The task = Your task is to transcribe all of the data below exactly, omitting the images.
========
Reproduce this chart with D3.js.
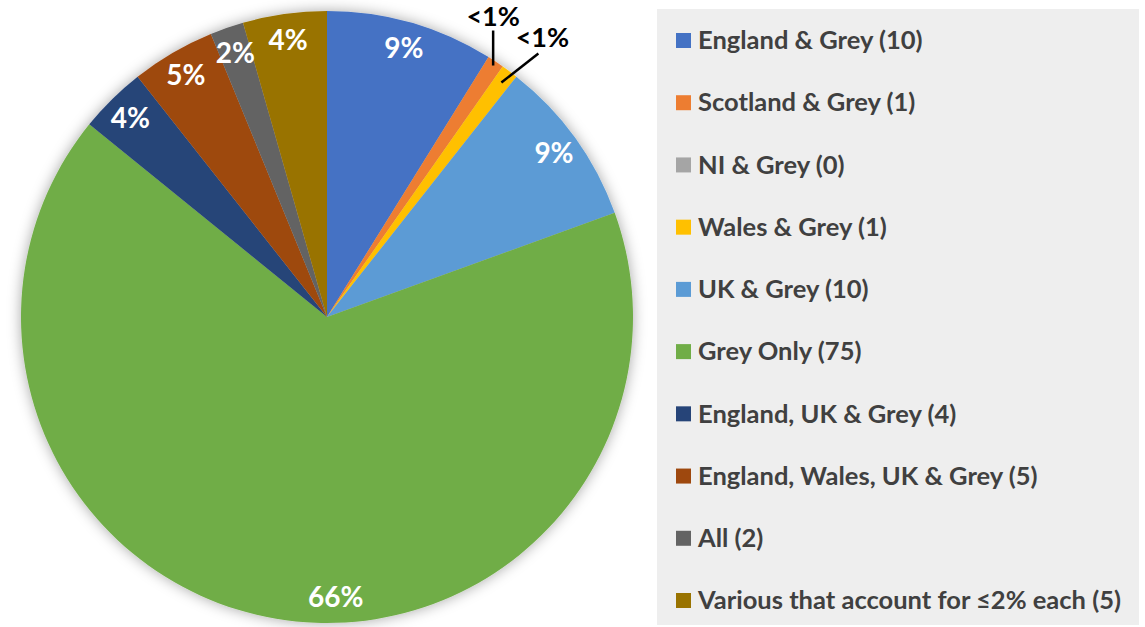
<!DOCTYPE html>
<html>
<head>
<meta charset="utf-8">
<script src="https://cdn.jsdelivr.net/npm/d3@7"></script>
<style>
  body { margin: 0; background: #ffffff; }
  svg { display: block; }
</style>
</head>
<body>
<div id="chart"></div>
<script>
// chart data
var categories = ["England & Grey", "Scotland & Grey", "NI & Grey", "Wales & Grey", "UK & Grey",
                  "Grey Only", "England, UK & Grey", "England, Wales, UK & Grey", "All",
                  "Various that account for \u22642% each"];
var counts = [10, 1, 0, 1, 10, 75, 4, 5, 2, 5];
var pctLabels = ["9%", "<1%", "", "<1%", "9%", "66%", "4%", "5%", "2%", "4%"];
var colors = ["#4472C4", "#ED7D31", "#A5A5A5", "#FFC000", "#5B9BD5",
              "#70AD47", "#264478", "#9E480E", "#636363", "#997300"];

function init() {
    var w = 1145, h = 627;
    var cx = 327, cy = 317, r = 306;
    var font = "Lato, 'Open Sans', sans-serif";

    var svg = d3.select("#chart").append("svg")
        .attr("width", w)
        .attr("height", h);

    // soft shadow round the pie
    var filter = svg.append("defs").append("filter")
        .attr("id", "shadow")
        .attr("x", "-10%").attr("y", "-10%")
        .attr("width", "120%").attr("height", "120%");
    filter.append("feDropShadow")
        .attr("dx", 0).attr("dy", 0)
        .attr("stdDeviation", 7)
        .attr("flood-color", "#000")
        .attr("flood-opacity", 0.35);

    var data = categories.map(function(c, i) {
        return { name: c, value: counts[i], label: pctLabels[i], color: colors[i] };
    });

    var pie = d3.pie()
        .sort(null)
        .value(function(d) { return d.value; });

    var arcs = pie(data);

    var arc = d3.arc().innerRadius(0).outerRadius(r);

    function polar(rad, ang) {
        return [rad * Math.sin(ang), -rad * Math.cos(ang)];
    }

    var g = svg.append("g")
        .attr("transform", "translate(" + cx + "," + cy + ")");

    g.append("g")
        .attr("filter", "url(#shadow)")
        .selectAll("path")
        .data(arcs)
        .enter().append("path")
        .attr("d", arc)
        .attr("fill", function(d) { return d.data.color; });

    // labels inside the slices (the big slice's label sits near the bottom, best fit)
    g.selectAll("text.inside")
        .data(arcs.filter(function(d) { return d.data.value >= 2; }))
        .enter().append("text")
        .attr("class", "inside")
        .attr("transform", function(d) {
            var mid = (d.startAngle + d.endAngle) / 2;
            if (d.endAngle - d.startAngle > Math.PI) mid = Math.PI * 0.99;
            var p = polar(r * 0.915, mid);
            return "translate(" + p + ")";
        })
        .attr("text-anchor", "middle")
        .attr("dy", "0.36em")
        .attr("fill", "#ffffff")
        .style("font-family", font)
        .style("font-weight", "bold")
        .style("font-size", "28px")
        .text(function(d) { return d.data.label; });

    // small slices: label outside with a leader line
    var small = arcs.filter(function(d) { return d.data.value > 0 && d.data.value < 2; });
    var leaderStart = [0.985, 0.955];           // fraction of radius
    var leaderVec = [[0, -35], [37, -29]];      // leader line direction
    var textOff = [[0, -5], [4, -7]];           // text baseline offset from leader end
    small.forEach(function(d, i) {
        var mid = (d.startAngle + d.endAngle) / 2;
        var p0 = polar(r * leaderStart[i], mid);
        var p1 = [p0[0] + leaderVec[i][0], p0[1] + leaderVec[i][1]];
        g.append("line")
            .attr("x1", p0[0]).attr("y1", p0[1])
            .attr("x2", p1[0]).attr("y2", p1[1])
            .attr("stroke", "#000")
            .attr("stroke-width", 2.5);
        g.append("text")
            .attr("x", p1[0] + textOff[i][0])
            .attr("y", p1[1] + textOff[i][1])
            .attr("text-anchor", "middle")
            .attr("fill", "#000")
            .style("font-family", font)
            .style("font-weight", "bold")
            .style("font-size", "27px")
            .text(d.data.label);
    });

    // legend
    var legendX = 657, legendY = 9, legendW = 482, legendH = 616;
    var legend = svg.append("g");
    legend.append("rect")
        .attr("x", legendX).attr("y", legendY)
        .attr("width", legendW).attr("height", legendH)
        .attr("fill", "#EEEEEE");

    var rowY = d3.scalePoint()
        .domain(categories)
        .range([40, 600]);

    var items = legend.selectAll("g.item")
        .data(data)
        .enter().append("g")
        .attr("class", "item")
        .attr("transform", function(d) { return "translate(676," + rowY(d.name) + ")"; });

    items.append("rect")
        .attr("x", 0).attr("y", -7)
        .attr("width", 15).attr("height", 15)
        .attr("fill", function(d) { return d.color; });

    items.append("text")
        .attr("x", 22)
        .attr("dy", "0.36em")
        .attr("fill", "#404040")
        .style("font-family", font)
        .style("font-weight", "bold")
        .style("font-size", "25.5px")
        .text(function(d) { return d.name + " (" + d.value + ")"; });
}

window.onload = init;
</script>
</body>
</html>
========
Solution =
Reproduce this chart with D3.js.
<!DOCTYPE html>
<html>
<head>
<meta charset="utf-8">
<script src="https://cdn.jsdelivr.net/npm/d3@7"></script>
<style>
  body { margin: 0; background: #ffffff; }
  svg { display: block; }
</style>
</head>
<body>
<div id="chart"></div>
<script>
// chart data
var categories = ["England & Grey", "Scotland & Grey", "NI & Grey", "Wales & Grey", "UK & Grey",
                  "Grey Only", "England, UK & Grey", "England, Wales, UK & Grey", "All",
                  "Various that account for \u22642% each"];
var counts = [10, 1, 0, 1, 10, 75, 4, 5, 2, 5];
var pctLabels = ["9%", "<1%", "", "<1%", "9%", "66%", "4%", "5%", "2%", "4%"];
var colors = ["#4472C4", "#ED7D31", "#A5A5A5", "#FFC000", "#5B9BD5",
              "#70AD47", "#264478", "#9E480E", "#636363", "#997300"];

function init() {
    var w = 1145, h = 627;
    var cx = 327, cy = 317, r = 306;
    var font = "Lato, 'Open Sans', sans-serif";

    var svg = d3.select("#chart").append("svg")
        .attr("width", w)
        .attr("height", h);

    // soft shadow round the pie
    var filter = svg.append("defs").append("filter")
        .attr("id", "shadow")
        .attr("x", "-10%").attr("y", "-10%")
        .attr("width", "120%").attr("height", "120%");
    filter.append("feDropShadow")
        .attr("dx", 0).attr("dy", 0)
        .attr("stdDeviation", 7)
        .attr("flood-color", "#000")
        .attr("flood-opacity", 0.35);

    var data = categories.map(function(c, i) {
        return { name: c, value: counts[i], label: pctLabels[i], color: colors[i] };
    });

    var pie = d3.pie()
        .sort(null)
        .value(function(d) { return d.value; });

    var arcs = pie(data);

    var arc = d3.arc().innerRadius(0).outerRadius(r);

    function polar(rad, ang) {
        return [rad * Math.sin(ang), -rad * Math.cos(ang)];
    }

    var g = svg.append("g")
        .attr("transform", "translate(" + cx + "," + cy + ")");

    g.append("g")
        .attr("filter", "url(#shadow)")
        .selectAll("path")
        .data(arcs)
        .enter().append("path")
        .attr("d", arc)
        .attr("fill", function(d) { return d.data.color; });

    // labels inside the slices (the big slice's label sits near the bottom, best fit)
    g.selectAll("text.inside")
        .data(arcs.filter(function(d) { return d.data.value >= 2; }))
        .enter().append("text")
        .attr("class", "inside")
        .attr("transform", function(d) {
            var mid = (d.startAngle + d.endAngle) / 2;
            if (d.endAngle - d.startAngle > Math.PI) mid = Math.PI * 0.99;
            var p = polar(r * 0.915, mid);
            return "translate(" + p + ")";
        })
        .attr("text-anchor", "middle")
        .attr("dy", "0.36em")
        .attr("fill", "#ffffff")
        .style("font-family", font)
        .style("font-weight", "bold")
        .style("font-size", "28px")
        .text(function(d) { return d.data.label; });

    // small slices: label outside with a leader line
    var small = arcs.filter(function(d) { return d.data.value > 0 && d.data.value < 2; });
    var leaderStart = [0.985, 0.955];           // fraction of radius
    var leaderVec = [[0, -35], [37, -29]];      // leader line direction
    var textOff = [[0, -5], [4, -7]];           // text baseline offset from leader end
    small.forEach(function(d, i) {
        var mid = (d.startAngle + d.endAngle) / 2;
        var p0 = polar(r * leaderStart[i], mid);
        var p1 = [p0[0] + leaderVec[i][0], p0[1] + leaderVec[i][1]];
        g.append("line")
            .attr("x1", p0[0]).attr("y1", p0[1])
            .attr("x2", p1[0]).attr("y2", p1[1])
            .attr("stroke", "#000")
            .attr("stroke-width", 2.5);
        g.append("text")
            .attr("x", p1[0] + textOff[i][0])
            .attr("y", p1[1] + textOff[i][1])
            .attr("text-anchor", "middle")
            .attr("fill", "#000")
            .style("font-family", font)
            .style("font-weight", "bold")
            .style("font-size", "27px")
            .text(d.data.label);
    });

    // legend
    var legendX = 657, legendY = 9, legendW = 482, legendH = 616;
    var legend = svg.append("g");
    legend.append("rect")
        .attr("x", legendX).attr("y", legendY)
        .attr("width", legendW).attr("height", legendH)
        .attr("fill", "#EEEEEE");

    var rowY = d3.scalePoint()
        .domain(categories)
        .range([40, 600]);

    var items = legend.selectAll("g.item")
        .data(data)
        .enter().append("g")
        .attr("class", "item")
        .attr("transform", function(d) { return "translate(676," + rowY(d.name) + ")"; });

    items.append("rect")
        .attr("x", 0).attr("y", -7)
        .attr("width", 15).attr("height", 15)
        .attr("fill", function(d) { return d.color; });

    items.append("text")
        .attr("x", 22)
        .attr("dy", "0.36em")
        .attr("fill", "#404040")
        .style("font-family", font)
        .style("font-weight", "bold")
        .style("font-size", "25.5px")
        .text(function(d) { return d.name + " (" + d.value + ")"; });
}

window.onload = init;
</script>
</body>
</html>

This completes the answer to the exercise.